Monday, September 6, 2010
Cry, the Beloved Minister
This country na wah o!
You have come again. What’s na wah about the country that will make you open your mouth like that?
You are asking me? Just siddon there and begin dey look like Luke!
You too, tanda gidigba there and begin dey shake like Shakespeare. Wetiiiin? Abi today na for yabis again? Ahaaa…you just dey yab man any how. Na fight?
No. I just want to let you realise that true, true some good can come out of Israel.
You haven’t said anything. What really are you trying to say?
Do you remember the day I said I was travelling to Oluyole City via the expressway from Lagos? My brother, na wah! I thought I could dash to Oluyole and dash back to the hurly-burly of Lagos within 24 hours, but it was mission impossible.
How do you mean?
I thought the trailer/tanker drivers had finally heeded the voice of reason and left the highway free of their articulated debris. At Ibafo, we didn’t see any of them.

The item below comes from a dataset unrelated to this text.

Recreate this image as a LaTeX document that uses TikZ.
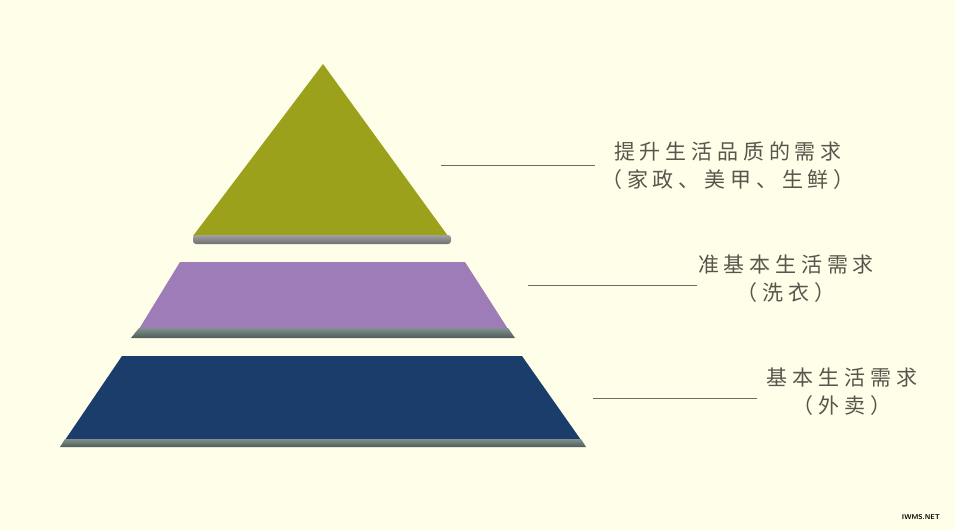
\documentclass[tikz,border=0pt]{standalone}
\usepackage{fontspec}
\newfontfamily\cjk[LetterSpace=23]{Noto Sans CJK SC}
\usetikzlibrary{positioning}
\definecolor{bgcream}{RGB}{255,255,233}
\definecolor{olive}{RGB}{156,161,27}
\definecolor{lilac}{RGB}{158,124,184}
\definecolor{navy}{RGB}{27,61,107}
\definecolor{bandhi}{RGB}{160,160,160}
\definecolor{bandlo}{RGB}{112,112,112}
\definecolor{slatehi}{RGB}{130,145,140}
\definecolor{slatelo}{RGB}{78,92,90}
\definecolor{txtgray}{RGB}{88,86,76}
\definecolor{linegray}{RGB}{110,108,98}

\begin{document}
\begin{tikzpicture}[x=1pt,y=-1pt,
    label/.style={font=\cjk\fontsize{21}{28}\selectfont, text=txtgray, align=center, inner sep=0pt},
    leader/.style={draw=linegray, line width=0.8pt}]
    \fill[bgcream] (0,0) rectangle (955,530);
    % top: triangle
    \fill[olive] (323,64) -- (448,236) -- (193,236) -- cycle;
    \shade[rounded corners=3pt, top color=bandhi, bottom color=bandlo] (193,235) rectangle (451,244);
    % middle
    \fill[lilac] (180,262) -- (465,262) -- (508,329) -- (139,329) -- cycle;
    \shade[top color=slatehi, bottom color=slatelo] (139,328) -- (508,328) -- (515,338) -- (131,338) -- cycle;
    % bottom
    \fill[navy] (122,356) -- (522,356) -- (581,440) -- (65,440) -- cycle;
    \shade[top color=slatehi, bottom color=slatelo] (65,439) -- (581,439) -- (586,447) -- (60,447) -- cycle;
    % labels
    \node[label] (t1) at (728,166) {提升生活品质的需求\\（家政、美甲、生鲜）};
    \node[label] (t2) at (786,279) {准基本生活需求\\（洗衣）};
    \node[label] (t3) at (842,392) {基本生活需求\\（外卖）};
    \coordinate (a1) at (441,165);
    \coordinate (b1) at (595,165);
    \coordinate (a2) at (528,285);
    \coordinate (b2) at (697,285);
    \coordinate (a3) at (593,398);
    \coordinate (b3) at (757,398);
    \draw[leader] (a1) -- (b1);
    \draw[leader] (a2) -- (b2);
    \draw[leader] (a3) -- (b3);
    \node[font=\sffamily\bfseries\fontsize{7}{8}\selectfont, inner sep=0pt] (wm) at (921,517) {IWMS.NET};
\end{tikzpicture}
\end{document}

The same for Mowe. We had already heard the news of the frantic cleansing done at the old Ogere toll gate. We then heaved a sigh of relief. We thought God don butter our bread.
You go wash am o!
Wash wetin? We never reached Ogere! At Shagamu, we were forced to detour to Benin-Ore Road…
Why Armed robbers dey operate?
No. They said the tanker drivers were doing aluta and we could not pass through…
Which one be aluta?
Aluta Continua! That one mean say, the struggle continues. They blocked the highway like university students would do when they want to do their own aluta… To cut a short story long, we thus embarked on an Israelite’s journey. We climbed many hills crossed uncountable rivers and nearly crossed the Red Sea as we searched for a short cut. We reached some “funny, funny” Ogun (State) towns…
Are towns funny?
Just waiiiteee, as Baba would say. We went through Ilishan, home of Babcock, got to a town which was apparently not on the political map of Niagara. They call it Ilara-Remo. Me, I never hear of that town before. I know of Ilara-Mokin in Ondo State…

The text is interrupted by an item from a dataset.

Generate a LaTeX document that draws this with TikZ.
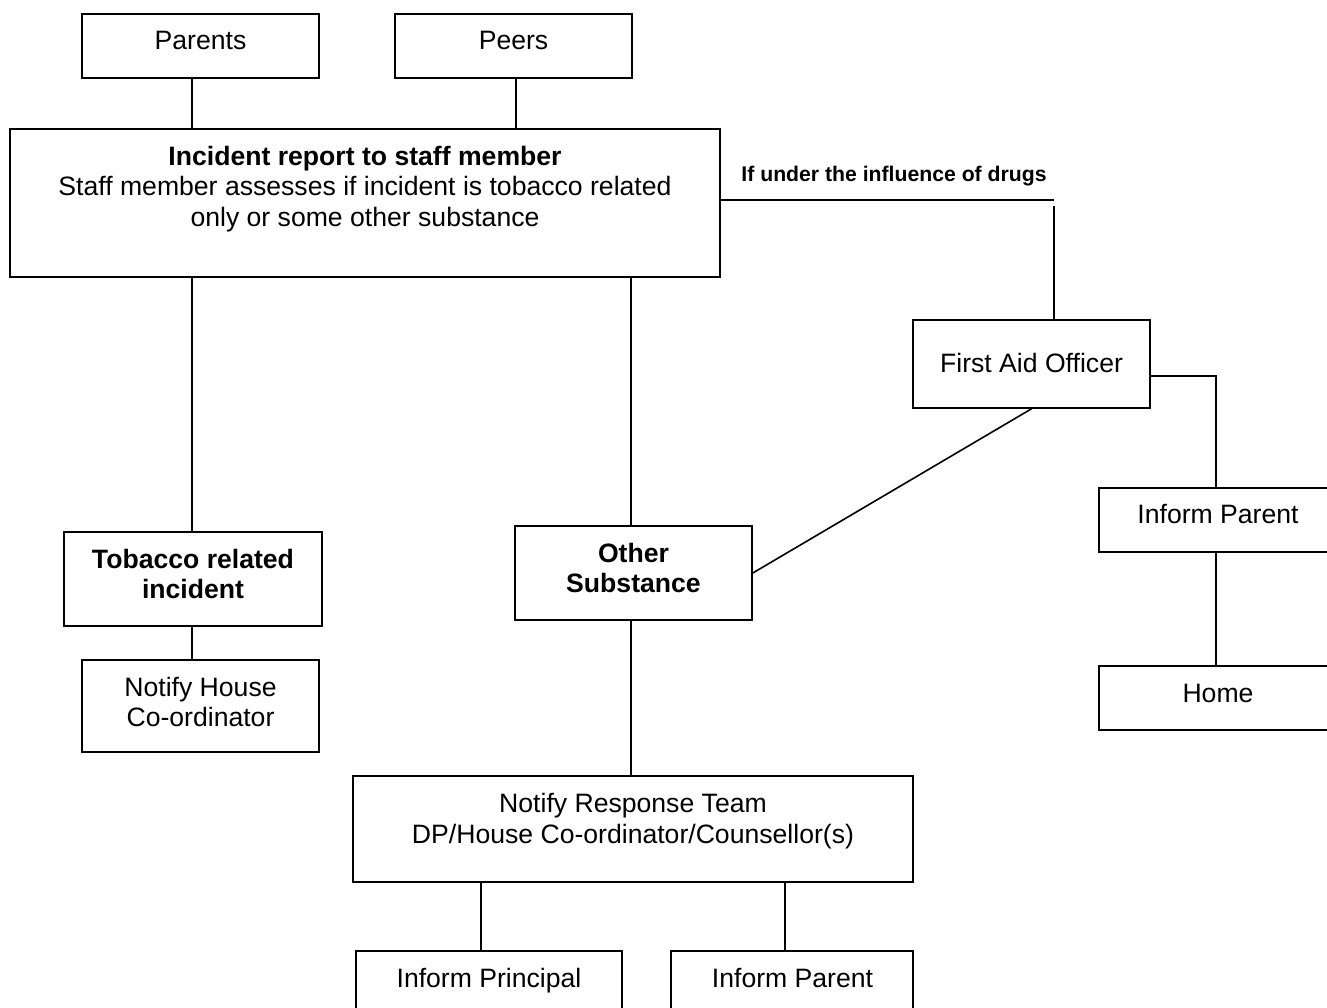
\documentclass[tikz,border=0pt]{standalone}
\usepackage{fontspec}
\setmainfont{Liberation Sans}
\usetikzlibrary{fit}
\begin{document}
\begin{tikzpicture}[x=1pt,y=-1pt,
  box/.style={draw, line width=1.6pt, inner sep=0pt},
  txt/.style={align=center, inner sep=0pt, font=\fontsize{26.6}{30.6}\selectfont},
  one/.style={txt, text height=19pt, text depth=0pt},
  btxt/.style={txt, font=\fontsize{26.6}{30.6}\selectfont\bfseries},
  small/.style={inner sep=0pt, font=\fontsize{21.2}{24}\selectfont\bfseries},
  conn/.style={line width=1.6pt}]
\useasboundingbox (0,0) rectangle (1327,1008);
\clip (0,0) rectangle (1327,1008);
\fill[white] (0,0) rectangle (1327,1008);
% column coordinates
\coordinate (xa) at (192,0);
\coordinate (xb) at (516,0);
\coordinate (xc) at (631,0);
\coordinate (xe) at (1216,0);
\coordinate (xf) at (481,0);
\coordinate (xg) at (785,0);
\coordinate (bend) at (1054,200);
\coordinate (bendb) at (1054,206);
\coordinate (yfa) at (0,376);
% boxes
\node[box, fit={(82,14)(319,78)}] (parents) {};
\node[box, fit={(395,14)(632,78)}] (peers) {};
\node[box, fit={(10,129)(720,277)}] (inc) {};
\node[box, fit={(64,532)(322,626)}] (tob) {};
\node[box, fit={(82,660)(319,752)}] (nhc) {};
\node[box, fit={(515,526)(752,620)}] (oth) {};
\node[box, fit={(913,320)(1150,408)}] (fa) {};
\node[box, fit={(1099,488)(1338,552)}] (ipr) {};
\node[box, fit={(1099,666)(1338,730)}] (home) {};
\node[box, fit={(353,776)(913,882)}] (nrt) {};
\node[box, fit={(356,951)(622,1014)}] (ipri) {};
\node[box, fit={(671,951)(913,1014)}] (ipb) {};
% texts
\node[one] (parentsT) at (200.5,40) {Parents};
\node[one] (peersT) at (513.5,40) {Peers};
\node[txt] (incT) at (365,189) {\textbf{Incident report to staff member}\\Staff member assesses if incident is tobacco related\\only or some other substance};
\node[btxt] (tobT) at (193,574) {Tobacco related\\incident};
\node[txt] (nhcT) at (200.5,702) {Notify House\\Co-ordinator};
\node[btxt] (othT) at (633.5,568) {Other\\Substance};
\node[one] (faT) at (1031.5,363) {First Aid Officer};
\node[one] (iprT) at (1218,514) {Inform Parent};
\node[one] (homeT) at (1218,693) {Home};
\node[txt] (nrtT) at (633,821) {Notify Response Team\\DP/House Co-ordinator/Counsellor(s)};
\node[one] (ipriT) at (489,978) {Inform Principal};
\node[one] (ipbT) at (792.5,978) {Inform Parent};
\node[small] (drugs) at (894,176) {If under the influence of drugs};
% connectors
\draw[conn] (parents.south -| xa) -- (inc.north -| xa);
\draw[conn] (peers.south -| xb) -- (inc.north -| xb);
\draw[conn] (inc.south -| xa) -- (tob.north -| xa);
\draw[conn] (tob.south -| xa) -- (nhc.north -| xa);
\draw[conn] (inc.south -| xc) -- (oth.north -| xc);
\draw[conn] (oth.south -| xc) -- (nrt.north -| xc);
\draw[conn] (nrt.south -| xf) -- (ipri.north -| xf);
\draw[conn] (nrt.south -| xg) -- (ipb.north -| xg);
\draw[conn] (inc.east |- bend) -- (bend);
\draw[conn] (bendb) -- (fa.north -| bendb);
\draw[conn] (fa.east |- yfa) -| (ipr.north -| xe);
\draw[conn] (ipr.south -| xe) -- (home.north -| xe);
\draw[conn] (fa.south) -- (oth.east);
\end{tikzpicture}
\end{document}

Sebi that’s where Elizade comes from. Abi no be so?
But this our people sef, dem too relate to one another. Ilara-Remo, Ilara-Mokin. You will also hear Ijebu-Ife, Ife-Ijebu, Ijebu-Ijesha, Ijesha-Ijebu, Ijebu-Mushin, Ijesha-Isu, Oke-Imesi, Imesi-Ile, Ode-Ekiti, Ode-Remo, Ijebu-Ode, Ijebu-Igbo…
Exactly, that’s what I’m talking about. After Ilara-Remo, the next place we reached was Ijebu-Remo. Then, wait for this, Ishara-Remo! The sound of the name is akin to that generated when you light a match… ‘sharrrr!’ like that.

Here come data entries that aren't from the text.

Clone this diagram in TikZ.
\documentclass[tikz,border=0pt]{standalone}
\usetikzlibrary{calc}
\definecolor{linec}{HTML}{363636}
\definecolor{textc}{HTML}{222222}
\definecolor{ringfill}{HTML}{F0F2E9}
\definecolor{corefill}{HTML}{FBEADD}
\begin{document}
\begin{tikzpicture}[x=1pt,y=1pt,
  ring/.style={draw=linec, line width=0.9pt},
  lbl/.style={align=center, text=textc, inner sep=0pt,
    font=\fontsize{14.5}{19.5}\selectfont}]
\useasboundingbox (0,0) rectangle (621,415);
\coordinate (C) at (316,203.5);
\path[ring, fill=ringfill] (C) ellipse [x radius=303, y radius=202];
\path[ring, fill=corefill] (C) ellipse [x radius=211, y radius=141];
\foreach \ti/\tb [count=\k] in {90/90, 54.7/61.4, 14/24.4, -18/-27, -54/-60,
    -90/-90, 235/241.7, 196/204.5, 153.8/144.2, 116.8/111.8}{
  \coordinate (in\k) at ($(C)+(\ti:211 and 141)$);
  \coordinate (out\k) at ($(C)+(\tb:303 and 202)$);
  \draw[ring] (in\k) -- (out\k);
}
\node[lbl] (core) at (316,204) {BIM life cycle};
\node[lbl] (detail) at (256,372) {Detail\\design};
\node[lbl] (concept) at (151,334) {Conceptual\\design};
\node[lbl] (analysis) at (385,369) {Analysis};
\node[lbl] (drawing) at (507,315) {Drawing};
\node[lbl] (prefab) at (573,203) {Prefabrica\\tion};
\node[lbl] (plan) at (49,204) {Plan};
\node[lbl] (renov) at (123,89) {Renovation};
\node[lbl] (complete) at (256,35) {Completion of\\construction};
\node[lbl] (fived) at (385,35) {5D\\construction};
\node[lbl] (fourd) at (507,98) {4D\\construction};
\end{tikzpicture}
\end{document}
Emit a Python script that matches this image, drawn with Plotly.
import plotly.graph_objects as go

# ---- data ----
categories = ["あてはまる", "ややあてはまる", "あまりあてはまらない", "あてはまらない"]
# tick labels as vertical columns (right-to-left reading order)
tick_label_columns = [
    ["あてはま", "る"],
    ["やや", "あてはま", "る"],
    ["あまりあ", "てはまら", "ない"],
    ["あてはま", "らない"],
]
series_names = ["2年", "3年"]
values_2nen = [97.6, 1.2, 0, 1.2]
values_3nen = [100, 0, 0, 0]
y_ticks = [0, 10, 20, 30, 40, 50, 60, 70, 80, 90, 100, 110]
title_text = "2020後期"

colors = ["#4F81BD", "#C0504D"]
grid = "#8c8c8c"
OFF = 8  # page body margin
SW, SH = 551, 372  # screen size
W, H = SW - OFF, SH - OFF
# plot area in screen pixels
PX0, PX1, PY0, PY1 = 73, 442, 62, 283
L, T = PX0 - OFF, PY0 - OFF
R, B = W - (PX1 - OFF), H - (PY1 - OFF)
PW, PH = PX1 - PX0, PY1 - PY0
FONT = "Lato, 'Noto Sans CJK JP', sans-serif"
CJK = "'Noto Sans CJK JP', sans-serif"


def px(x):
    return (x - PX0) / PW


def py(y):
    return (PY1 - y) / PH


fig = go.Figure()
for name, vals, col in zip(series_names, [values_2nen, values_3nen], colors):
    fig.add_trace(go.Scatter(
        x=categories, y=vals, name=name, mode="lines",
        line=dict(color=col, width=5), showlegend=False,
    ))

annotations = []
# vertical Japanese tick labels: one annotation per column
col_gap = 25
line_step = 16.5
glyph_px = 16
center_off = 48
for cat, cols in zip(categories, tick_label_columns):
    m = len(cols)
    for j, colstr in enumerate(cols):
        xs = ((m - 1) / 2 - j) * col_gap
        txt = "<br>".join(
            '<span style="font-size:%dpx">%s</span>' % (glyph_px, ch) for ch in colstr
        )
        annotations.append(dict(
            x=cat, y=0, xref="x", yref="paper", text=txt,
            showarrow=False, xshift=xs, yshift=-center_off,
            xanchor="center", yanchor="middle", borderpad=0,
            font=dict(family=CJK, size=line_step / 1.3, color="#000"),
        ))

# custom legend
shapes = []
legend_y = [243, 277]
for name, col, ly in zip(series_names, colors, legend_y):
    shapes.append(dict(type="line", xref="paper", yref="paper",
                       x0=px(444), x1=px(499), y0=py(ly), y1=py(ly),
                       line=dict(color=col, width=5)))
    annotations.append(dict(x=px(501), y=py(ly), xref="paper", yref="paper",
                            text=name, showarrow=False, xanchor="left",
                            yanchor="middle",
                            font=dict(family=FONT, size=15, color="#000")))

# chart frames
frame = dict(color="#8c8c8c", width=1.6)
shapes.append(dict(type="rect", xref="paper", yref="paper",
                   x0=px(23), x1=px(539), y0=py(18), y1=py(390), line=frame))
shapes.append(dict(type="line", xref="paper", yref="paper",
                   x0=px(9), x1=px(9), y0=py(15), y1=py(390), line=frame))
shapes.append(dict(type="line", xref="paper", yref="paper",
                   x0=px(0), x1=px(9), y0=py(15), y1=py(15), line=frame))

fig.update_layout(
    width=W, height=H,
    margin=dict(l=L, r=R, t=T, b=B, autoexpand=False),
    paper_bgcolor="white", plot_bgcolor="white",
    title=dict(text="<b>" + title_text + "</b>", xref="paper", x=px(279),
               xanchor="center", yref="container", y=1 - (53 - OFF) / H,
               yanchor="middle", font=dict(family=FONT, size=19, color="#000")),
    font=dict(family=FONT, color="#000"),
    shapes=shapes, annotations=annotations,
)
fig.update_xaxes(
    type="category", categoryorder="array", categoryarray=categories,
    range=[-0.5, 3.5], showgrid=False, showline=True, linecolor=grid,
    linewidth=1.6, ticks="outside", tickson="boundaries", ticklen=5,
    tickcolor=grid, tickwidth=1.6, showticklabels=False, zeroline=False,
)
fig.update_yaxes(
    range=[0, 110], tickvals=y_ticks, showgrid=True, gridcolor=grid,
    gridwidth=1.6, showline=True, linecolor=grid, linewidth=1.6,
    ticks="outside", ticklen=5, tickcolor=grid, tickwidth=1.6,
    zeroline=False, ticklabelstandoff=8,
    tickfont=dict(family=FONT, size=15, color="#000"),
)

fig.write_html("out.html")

Is it the onomatopoeic name that is special about the town?
For where? That’s a town that sparks something like thunder in the memory.
Abi na Remo plug be that?
Remo plug ko, Remo carpet ni. Open your ears and shine your eyes. That’s Kongi’s town!!
You don’t mean it! Abi, no be Wole Soyinka be that? Wetin he come do for Ishara? Is he not an Egba man?
For where? You know what? You can’t just unravel that man. He is a mystery packed in a box of dynamite. He says he is Ijegba, Father is Ijebu (Ishara) while mother is Egba (Abeokuta). Hence the hybrid nomenclature — IJEGBA. He leans more on the mother’s side, though, like the Ghanaians, and it is in that Abeokuta that he built his house.
I leant he built it right inside the bush. Is that so?
Where else do you expect an ogboju ode (brave hunter) to build his house other than inside igbo irunmole (forest of a thousand and one demons)? Soyinka is an embodiment of creativity. The forest is his canvas. He shuttles in the wild quite often to commune with nature and hold seminal dialogues with fellow spirits and gnomes. You know, he is iwin, some inferna, no fraternal spirit!
Did I hear you say “fraternal spirits”? I learnt his favourite deity is Ogun, god of creativity and destruction. By Jove, how can one god be such a bundle of contradiction? It creates. It destroys! What kind of “agbako” (enfant terrible) god is that?
Ask Kongi when next you see him in Ishara.
That will be waiting for Godot or, worse still, for an iwin in broad daylight!
As I was saying, our Israelite’s journey was an eye-opener. The road linking Ilishan-Remo with Ilara-Remo is an undulating mockery of governance. Unfortunately, there was no any Madukeke woman to cry for the forgotten Ilara-Remo people. Maybe the woman’s crying jurisdiction did not extend to a tucked-away village near ‘Kongi Town’.
No, I disagree. The woman was too busy crying about other things. How about lack of electricity? How about lack of potable water? How about kidnapping of people for ransom, the new trend in criminal mercantile opportunism? How about the increasing wave of armed robbery and corruption, its twin brother? How about ethnicity and nepotism? How about religious intolerance? How about the promotion of the corrupt and the demotion of the upright?
Na true you talk o. If the men in government can’t do anything at least the womenfolk can do something. They can cry! Can’t they?
Yes, they can. They can cry for their unbeloved country.